## PROBLEM DESCRIPTION
Give the total number of lines with the word "React" in them, and no other words.

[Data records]
• • • •

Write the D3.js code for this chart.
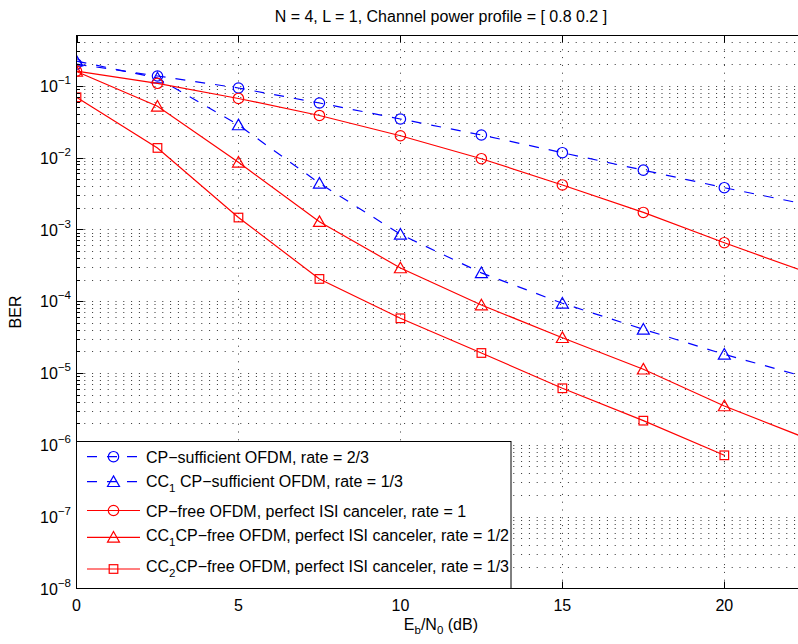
<!DOCTYPE html>
<html><head><meta charset="utf-8">
<script src="https://cdn.jsdelivr.net/npm/d3@7"></script>
<style>
body{margin:0;background:#fff}
svg{display:block}
text{font-family:"Liberation Sans",Arial,Helvetica,sans-serif;fill:#000}
</style>
</head><body>
<svg id="c" width="798" height="644"></svg>
<script>
// ---------------- data ----------------
const snr = [0, 2.5, 5, 7.5, 10, 12.5, 15, 17.5, 20, 22.5];
const cpSufficient   = [0.2, 0.1365, 0.0929, 0.0574, 0.0344, 0.0206, 0.01167, 0.00667, 0.0038, 0.00224];
const cc1CpSufficient= [0.22, 0.128, 0.0284, 0.00438, 0.000853, 0.000248, 9.35e-5, 4.06e-5, 1.82e-5, 8.8e-6];
const cpFree         = [0.16, 0.108, 0.0664, 0.0385, 0.0201, 0.00963, 0.00415, 0.00172, 0.000652, 0.000256];
const cc1CpFree      = [0.158, 0.0517, 0.00859, 0.00128, 0.00029, 8.85e-5, 3.10e-5, 1.13e-5, 3.48e-6, 1.25e-6];
const cc2CpFree      = [0.069, 0.0136, 0.00146, 0.000204, 5.78e-5, 1.90e-5, 6.13e-6, 2.17e-6, 7.15e-7];
const xTicks = [0, 5, 10, 15, 20];
const yTickExps = [-8, -7, -6, -5, -4, -3, -2, -1];
const titleText = "N = 4, L = 1, Channel power profile = [ 0.8 0.2 ]";
const legendLabels = [
  [["CP−sufficient OFDM, rate = 2/3", 0]],
  [["CC", 0], ["1", 1], [" CP−sufficient OFDM, rate = 1/3", 0]],
  [["CP−free OFDM, perfect ISI canceler, rate = 1", 0]],
  [["CC", 0], ["1", 1], ["CP−free OFDM, perfect ISI canceler, rate = 1/2", 0]],
  [["CC", 0], ["2", 1], ["CP−free OFDM, perfect ISI canceler, rate = 1/3", 0]]
];

// ---------------- layout ----------------
const svg = d3.select("#c");
const X0 = 76.5, X1 = 805.3;
const x = d3.scaleLinear().domain([0, 22.5]).range([X0, X1]);
const y = d3.scaleLog().domain([1e-8, 1e-1]).range([588.5, 85.7]);
const Ytop = Math.round(y(0.5)) + 0.5;
const Ybot = 588.5;

const series = [
  {v: cpSufficient,    color: "#0000ff", dash: "10,10", marker: "circle"},
  {v: cc1CpSufficient, color: "#0000ff", dash: "10,10", marker: "triangle"},
  {v: cpFree,          color: "#ff0000", dash: null,    marker: "circle"},
  {v: cc1CpFree,       color: "#ff0000", dash: null,    marker: "triangle"},
  {v: cc2CpFree,       color: "#ff0000", dash: null,    marker: "square"}
];

// grid
const gridG = svg.append("g").attr("stroke", "#333").attr("stroke-width", 1).attr("stroke-dasharray", "1,6.8");
const gridVals = [];
for (let e = -8; e <= -1; e++) for (let m = 1; m <= 9; m++) {
  const v = m * Math.pow(10, e);
  if (v > 1e-8 && v <= 0.55) gridVals.push(v);
}
gridG.selectAll("line.h").data(gridVals).join("line")
  .attr("x1", X0).attr("x2", X1)
  .attr("y1", d => Math.round(y(d)) + 0.5).attr("y2", d => Math.round(y(d)) + 0.5);
gridG.selectAll("line.v").data(xTicks.filter(d => d > 0)).join("line")
  .attr("x1", d => Math.round(x(d)) + 0.5).attr("x2", d => Math.round(x(d)) + 0.5)
  .attr("y1", Ybot).attr("y2", Ytop);

// series
svg.append("clipPath").attr("id", "pc").append("rect")
  .attr("x", X0).attr("y", Ytop).attr("width", X1 - X0).attr("height", Ybot - Ytop);
const plotG = svg.append("g").attr("clip-path", "url(#pc)");
const line = d3.line().x((d, i) => x(snr[i])).y(d => y(d));

function drawMarker(g, type, cx, cy, color) {
  if (type === "circle") {
    g.append("circle").attr("cx", cx).attr("cy", cy).attr("r", 5.2)
      .attr("fill", "none").attr("stroke", color).attr("stroke-width", 1.2);
  } else if (type === "triangle") {
    g.append("path").attr("d", `M${cx},${cy - 5.8}L${cx + 6},${cy + 4.8}L${cx - 6},${cy + 4.8}Z`)
      .attr("fill", "none").attr("stroke", color).attr("stroke-width", 1.2);
  } else {
    g.append("rect").attr("x", cx - 4.3).attr("y", cy - 4.3).attr("width", 8.6).attr("height", 8.6)
      .attr("fill", "none").attr("stroke", color).attr("stroke-width", 1.2);
  }
}

series.forEach(s => {
  plotG.append("path").attr("d", line(s.v)).attr("fill", "none")
    .attr("stroke", s.color).attr("stroke-width", 1.2)
    .attr("stroke-dasharray", s.dash);
  s.v.forEach((d, i) => drawMarker(plotG, s.marker, x(snr[i]), y(d), s.color));
});

// axes box and ticks
const axG = svg.append("g").attr("stroke", "#000").attr("stroke-width", 1).attr("fill", "none");
axG.append("rect").attr("x", X0).attr("y", Ytop).attr("width", X1 - X0).attr("height", Ybot - Ytop);
xTicks.forEach(t => {
  const px = Math.round(x(t)) + 0.5;
  axG.append("line").attr("x1", px).attr("x2", px).attr("y1", Ybot).attr("y2", Ybot - 7);
  axG.append("line").attr("x1", px).attr("x2", px).attr("y1", Ytop).attr("y2", Ytop + 7);
});
gridVals.forEach(v => {
  const py = Math.round(y(v)) + 0.5;
  const major = Math.abs(Math.log10(v) - Math.round(Math.log10(v))) < 1e-9;
  axG.append("line").attr("x1", X0).attr("x2", X0 + (major ? 7 : 3.5)).attr("y1", py).attr("y2", py);
});

// tick labels
const FS = 16;
svg.selectAll("text.xt").data(xTicks).join("text")
  .attr("x", d => x(d)).attr("y", 611).attr("text-anchor", "middle")
  .attr("font-size", FS).text(d => d);
yTickExps.forEach(e => {
  const t = svg.append("text").attr("x", 71).attr("y", y(Math.pow(10, e)) + 6.3)
    .attr("text-anchor", "end").attr("font-size", FS);
  t.append("tspan").text("10");
  t.append("tspan").attr("font-size", 11.5).attr("dy", -8).text("−" + Math.abs(e));
});

// title & labels
svg.append("text").attr("x", (X0 + X1) / 2).attr("y", 22).attr("text-anchor", "middle")
  .attr("font-size", FS).text(titleText);
const xl = svg.append("text").attr("x", (X0 + X1) / 2).attr("y", 630).attr("text-anchor", "middle")
  .attr("font-size", FS);
xl.append("tspan").text("E");
xl.append("tspan").attr("font-size", 11.5).attr("dy", 4).text("b");
xl.append("tspan").attr("dy", -4).text("/N");
xl.append("tspan").attr("font-size", 11.5).attr("dy", 4).text("0");
xl.append("tspan").attr("dy", -4).text(" (dB)");
svg.append("text").attr("transform", `translate(21,${(Ytop + Ybot) / 2}) rotate(-90)`)
  .attr("text-anchor", "middle").attr("font-size", FS).text("BER");

// legend
const LX = 76.5, LY = 441.5, LW = 434.5, LH = Ybot - 441.5;
const legG = svg.append("g");
legG.append("rect").attr("x", LX).attr("y", LY).attr("width", LW).attr("height", LH)
  .attr("fill", "#fff").attr("stroke", "#000").attr("stroke-width", 1);
const rowBase = [463, 487, 516.7, 540.5, 571.5];
const rowLine = [456.7, 481.7, 510.5, 537.3, 569];
series.forEach((s, i) => {
  legG.append("line").attr("x1", 87).attr("x2", 140).attr("y1", rowLine[i]).attr("y2", rowLine[i])
    .attr("stroke", s.color).attr("stroke-width", 1.2).attr("stroke-dasharray", s.dash);
  drawMarker(legG, s.marker, 113.5, rowLine[i], s.color);
  const t = legG.append("text").attr("x", 146).attr("y", rowBase[i]).attr("font-size", FS);
  let shifted = 0;
  legendLabels[i].forEach(([txt, sub]) => {
    const ts = t.append("tspan").text(txt);
    if (sub) { ts.attr("font-size", 11.5).attr("dy", 5); shifted = 5; }
    else if (shifted) { ts.attr("dy", -shifted); shifted = 0; }
  });
});
</script>
</body></html>
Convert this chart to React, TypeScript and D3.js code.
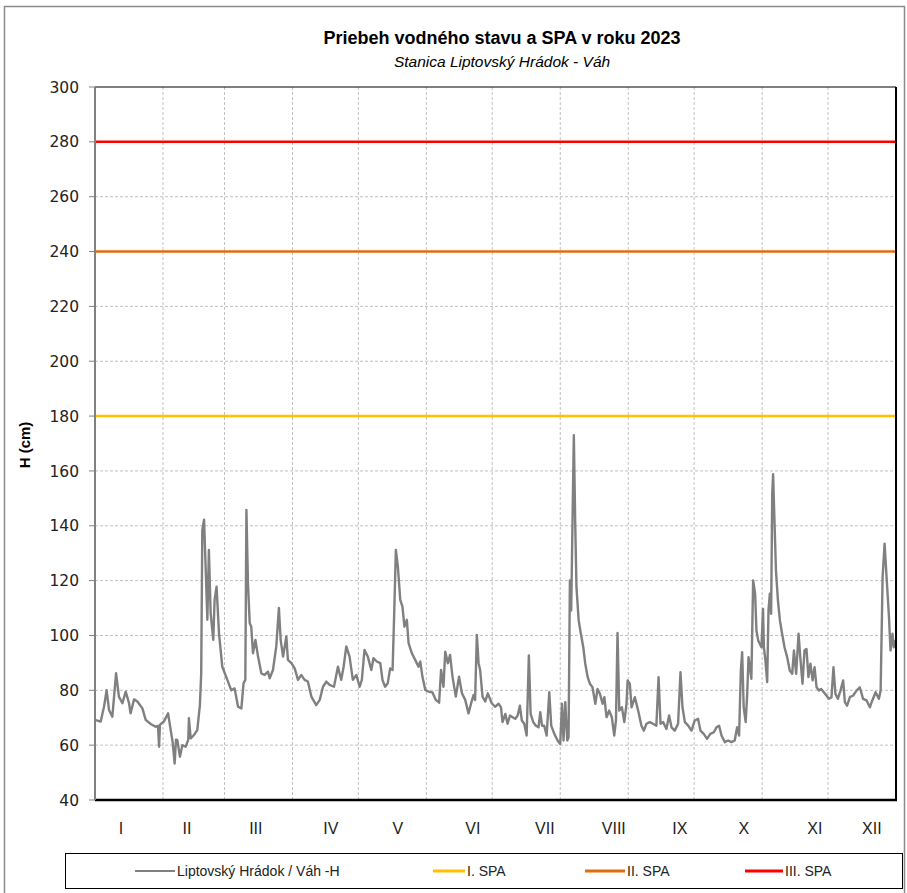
import React from "react";
import * as d3 from "d3";

const titleText = "Priebeh vodného stavu a SPA v roku 2023";
const subtitleText = "Stanica Liptovský Hrádok - Váh";
const yAxisTitle = "H (cm)";

const yTicks = [40, 60, 80, 100, 120, 140, 160, 180, 200, 220, 240, 260, 280, 300];
const monthLabels = ["I", "II", "III", "IV", "V", "VI", "VII", "VIII", "IX", "X", "XI", "XII"];
const monthLabelDays = [11.8, 41.9, 73.3, 107.5, 138, 172.2, 205, 236.4, 266.5, 295.7, 328, 354];
const monthBoundaryDays = [31, 59, 90, 120, 151, 181, 212, 243, 273, 304, 334];

const spaNames = ["I. SPA", "II. SPA", "III. SPA"];
const spaLevels = [180, 240, 280];
const spaColors = ["#FFC000", "#E46C0A", "#FF0000"];
const seriesName = "Liptovský Hrádok / Váh -H";

// [day of year, water level cm]
const levelReadings: [number, number][] = [
  [0, 69.2], [2.6, 68.6], [4.1, 74], [5.3, 80], [6.4, 72.8], [7.9, 70.4], [9.6, 86.2],
  [10.9, 77.7], [12.5, 75.3], [14.0, 79.5], [15.5, 75.3], [16.2, 71.6], [17.8, 76.7],
  [19.3, 75.9], [21.6, 73.4], [23.1, 69.2], [25.4, 67.7], [27.6, 66.7], [28.7, 67],
  [29.2, 59.4], [29.6, 67.5], [31.4, 68.6], [33.3, 71.6], [34.5, 65.5], [35.4, 61],
  [36.3, 53.3], [36.9, 62], [37.5, 61.9], [38.7, 55.8], [39.8, 60], [41.3, 59.4],
  [42.5, 62], [42.8, 69.8], [43.6, 62.5], [45.1, 63.7], [46.6, 65.5], [47.8, 74.6],
  [48.4, 86.2], [48.9, 138.5], [49.7, 142.2], [50.4, 125.2], [51.2, 105.7], [51.9, 131.2],
  [52.7, 108.1], [53.9, 98.4], [54.5, 113], [55.4, 117.8], [56.5, 100.8], [58.0, 88.6],
  [60.3, 83.8], [62.1, 80], [63.6, 80.7], [65.2, 74], [66.7, 73.4], [67.7, 82.6],
  [68.5, 83.8], [69.0, 145.8], [69.7, 119], [70.5, 104.5], [71.2, 103.2], [72.0, 93.5],
  [73.1, 98.4], [74.3, 92.3], [75.8, 86.2], [77.3, 85.6], [78.8, 86.8], [79.6, 84.4],
  [81.1, 87.4], [82.6, 96], [83.8, 110], [84.6, 98.4], [85.7, 92.3], [87.2, 99.6],
  [87.9, 91.1], [89.5, 89.9], [91.0, 88], [92.5, 83.8], [94.0, 85.6], [95.5, 83.8],
  [97.0, 83.2], [98.6, 77.7], [100.8, 74.6], [102.4, 76.5], [103.9, 81.3], [105.4, 83.2],
  [106.9, 82], [108.9, 81.3], [110.7, 88.6], [112.2, 83.8], [113.3, 88.6], [114.5, 96],
  [116.0, 92.3], [117.5, 83.8], [119.1, 85.6], [120.6, 81.3], [121.6, 83.8], [122.8, 94.7],
  [124.3, 92.3], [125.9, 87.4], [126.9, 91.7], [128.4, 90.5], [130.0, 89.9], [131.0, 83.8],
  [132.2, 81.3], [133.4, 82.6], [134.5, 88], [135.6, 87.4], [136.3, 106.9], [137.1, 131.2],
  [138.0, 125.2], [139.1, 113], [140.1, 110.5], [141.0, 103.2], [142.1, 105.7], [142.9, 97.2],
  [144.4, 93.5], [145.9, 91.1], [147.4, 88.6], [148.2, 90.5], [149.2, 85], [150.5, 80.1],
  [152.0, 79.5], [153.8, 79.2], [155.3, 76.5], [156.8, 75.5], [157.7, 87.4], [158.8, 81.3],
  [159.6, 94.1], [160.8, 89.9], [161.8, 92.9], [162.9, 85], [164.4, 77.7], [165.9, 85],
  [167.2, 78.9], [168.7, 76.5], [170.2, 71.6], [171.4, 75.3], [172.5, 78.3], [173.2, 76.5],
  [174.0, 100.2], [174.8, 89.9], [175.5, 87.4], [176.6, 77.7], [177.8, 75.9], [179.0, 78.9],
  [180.8, 75.3], [182.3, 74], [183.9, 75.1], [185.0, 73.8], [185.7, 68.4], [187.0, 71.4],
  [188.0, 67.8], [189.1, 70.8], [190.3, 70.2], [191.5, 69.6], [192.6, 70.8], [193.6, 74.4],
  [194.5, 69], [195.6, 67.8], [196.7, 63.5], [197.7, 92.7], [198.5, 71.4], [199.7, 68.4],
  [200.9, 67.1], [202.1, 66.5], [202.9, 72], [203.7, 67.1], [204.7, 67.1], [205.8, 63.5],
  [207.0, 79.3], [207.9, 67.1], [209.3, 64.1], [210.8, 61.7], [212.0, 60.4], [212.8, 75.1],
  [213.5, 61.7], [214.3, 75.7], [215.2, 61.7], [215.8, 62.9], [216.4, 120.1], [217.0, 109.1],
  [217.6, 142], [218.2, 173], [218.8, 142], [219.4, 117.6], [220.4, 105.5], [221.4, 100.6],
  [222.5, 95.7], [223.4, 89.7], [224.5, 84.8], [225.5, 82.4], [226.7, 81.1], [228.0, 75.1],
  [229.0, 80.5], [230.1, 78.7], [231.3, 75.1], [232.1, 77.5], [233.1, 70.2], [234.3, 72.6],
  [235.5, 70.2], [236.6, 63.5], [237.4, 69], [238.1, 100.9], [238.9, 72.6], [240.1, 73.8],
  [241.2, 68.4], [242.2, 75.1], [242.7, 83.6], [243.7, 82.4], [244.5, 73.8], [246.0, 77.5],
  [247.5, 72.6], [249.0, 67.1], [250.1, 65.3], [251.3, 67.8], [252.8, 68.4], [254.3, 67.8],
  [255.8, 67.1], [256.8, 84.8], [257.7, 67.8], [258.9, 68.4], [260.4, 65.9], [261.6, 70.8],
  [262.7, 66.5], [264.2, 65.3], [265.7, 67.8], [266.8, 86.6], [267.7, 73.8], [268.8, 68.4],
  [270.3, 67.1], [271.8, 65.3], [273.3, 69], [274.8, 69.6], [275.9, 65.3], [277.4, 64.1],
  [278.9, 62.3], [280.4, 64.1], [282.0, 64.7], [283.2, 66.5], [284.4, 67.1], [285.5, 63.5],
  [287.0, 61.1], [288.5, 61.7], [290.0, 61.1], [291.5, 61.7], [292.6, 66.5], [293.5, 63.5],
  [294.3, 87.2], [294.9, 93.9], [295.6, 73.8], [296.5, 68.4], [297.2, 78.7], [297.8, 92.1],
  [298.4, 88.4], [299.1, 84.2], [299.9, 120.1], [300.8, 115.2], [301.4, 101.8], [302.2, 98.2],
  [303.7, 95.7], [304.4, 109.7], [304.8, 95.7], [305.5, 90.9], [306.3, 83], [306.9, 109.1],
  [307.5, 115.2], [308.1, 107.9], [308.6, 151.7], [309.0, 158.8], [309.7, 139.6], [310.3, 123.7],
  [311.2, 112.8], [312.1, 105.5], [313.1, 100.6], [314.2, 95.7], [315.4, 92.1], [316.6, 87.2],
  [317.7, 86], [318.5, 94.5], [319.5, 86], [320.6, 100.6], [321.5, 90.9], [322.4, 82.4],
  [323.3, 94.5], [324.2, 95.1], [325.1, 84.8], [326.0, 89.7], [327.0, 83.6], [327.9, 88.4],
  [328.8, 81.1], [329.9, 79.9], [330.9, 80.5], [332.1, 79.3], [333.3, 78.1], [334.4, 76.9],
  [335.6, 77.5], [336.5, 88.4], [337.4, 78.7], [338.5, 76.9], [339.7, 79.9], [340.9, 83.6],
  [341.7, 75.7], [342.7, 74.4], [344.0, 77.5], [345.5, 78.1], [347.0, 79.9], [348.5, 81.1],
  [350.0, 76.9], [351.6, 76.3], [353.1, 73.8], [354.2, 76.3], [355.7, 79.3], [357.2, 76.9],
  [358.0, 79.9], [358.9, 121.3], [359.8, 133.5], [360.7, 121.3], [361.8, 106.7], [362.5, 94.5],
  [363.4, 100.6], [364.0, 95.7], [364.8, 98.2],
];

const W = 907;
const H = 893;
const plot = { left: 95, right: 896, top: 87, bottom: 800 };

export default function App() {
  const x = d3.scaleLinear().domain([0, 365]).range([plot.left, plot.right]);
  const y = d3.scaleLinear().domain([40, 300]).range([plot.bottom, plot.top]);
  const line = d3
    .line<[number, number]>()
    .x((d) => x(d[0]))
    .y((d) => y(d[1]));

  const sans = "'Liberation Sans', Arial, sans-serif";
  const legendY = 871;
  const legendItems = [
    { name: seriesName, color: "#808080", x1: 135, x2: 175, w: 2 },
    { name: spaNames[0], color: spaColors[0], x1: 433, x2: 465, w: 3 },
    { name: spaNames[1], color: spaColors[1], x1: 585, x2: 625, w: 3 },
    { name: spaNames[2], color: spaColors[2], x1: 745, x2: 783, w: 3 },
  ];

  return (
    <svg
      width={W}
      height={H}
      style={{ position: "absolute", left: 0, top: 0, background: "#fff" }}
    >
      <rect x={0} y={0} width={W} height={H} fill="#fff" />
      {/* chart area border */}
      <path d={`M4.5,${H + 2} V6.5 H904.5 V${H + 2}`} fill="none" stroke="#8c8c8c" strokeWidth={1.5} />

      {/* title */}
      <text x={502} y={44} textAnchor="middle" fontFamily={sans} fontWeight="bold" fontSize={18} fill="#000">
        {titleText}
      </text>
      <text x={502} y={67} textAnchor="middle" fontFamily={sans} fontStyle="italic" fontSize={15.5} fill="#000">
        {subtitleText}
      </text>

      {/* horizontal grid */}
      {yTicks
        .filter((t) => t > 40 && t < 300)
        .map((t) => (
          <line
            key={"hg" + t}
            x1={plot.left}
            x2={plot.right}
            y1={y(t)}
            y2={y(t)}
            stroke="#c0c0c0"
            strokeWidth={1}
            strokeDasharray="3,2"
          />
        ))}
      {/* vertical grid */}
      {monthBoundaryDays.map((d) => (
        <line
          key={"vg" + d}
          x1={x(d)}
          x2={x(d)}
          y1={plot.top}
          y2={plot.bottom}
          stroke="#c0c0c0"
          strokeWidth={1}
          strokeDasharray="3,2"
        />
      ))}

      {/* SPA lines */}
      {spaLevels.map((lv, i) => (
        <line
          key={"spa" + lv}
          x1={plot.left}
          x2={plot.right}
          y1={y(lv)}
          y2={y(lv)}
          stroke={spaColors[i]}
          strokeWidth={2.5}
        />
      ))}

      {/* data line */}
      <path d={line(levelReadings) || ""} fill="none" stroke="#808080" strokeWidth={2.4} strokeLinejoin="round" />

      {/* plot frame */}
      <line x1={plot.left} x2={plot.right} y1={plot.top} y2={plot.top} stroke="#000" strokeWidth={1} />
      <line x1={plot.right} x2={plot.right} y1={plot.top} y2={plot.bottom} stroke="#000" strokeWidth={2} />
      <line x1={plot.left} x2={plot.right + 1} y1={plot.bottom} y2={plot.bottom} stroke="#000" strokeWidth={2.5} />
      <line x1={plot.left} x2={plot.left} y1={plot.top} y2={plot.bottom} stroke="#808080" strokeWidth={2} />

      {/* y ticks & labels */}
      {yTicks.map((t) => (
        <g key={"yt" + t}>
          <line x1={plot.left - 6} x2={plot.left} y1={y(t)} y2={y(t)} stroke="#808080" strokeWidth={1} />
          <text
            x={79}
            y={y(t)}
            dy="0.36em"
            textAnchor="end"
            fontFamily="'DejaVu Sans', Verdana, sans-serif"
            fontSize={15.5}
            fill="#222"
          >
            {t}
          </text>
        </g>
      ))}
      <text
        transform={`translate(30,445) rotate(-90)`}
        textAnchor="middle"
        fontFamily={sans}
        fontWeight="bold"
        fontSize={15}
        fill="#000"
      >
        {yAxisTitle}
      </text>

      {/* month labels */}
      {monthLabels.map((m, i) => (
        <text
          key={"m" + m}
          x={x(monthLabelDays[i])}
          y={834}
          textAnchor="middle"
          fontFamily={sans}
          fontSize={16}
          fill="#222"
        >
          {m}
        </text>
      ))}

      {/* legend */}
      <rect x={65.5} y={853.5} width={837} height={35} fill="#fff" stroke="#000" strokeWidth={1} />
      {legendItems.map((it) => (
        <g key={it.name}>
          <line x1={it.x1} x2={it.x2} y1={legendY} y2={legendY} stroke={it.color} strokeWidth={it.w} />
          <text x={it.x2 + 2} y={legendY} dy="0.36em" fontFamily={sans} fontSize={14} fill="#222">
            {it.name}
          </text>
        </g>
      ))}
    </svg>
  );
}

• • • •

## COMPLETED EXERCISE
2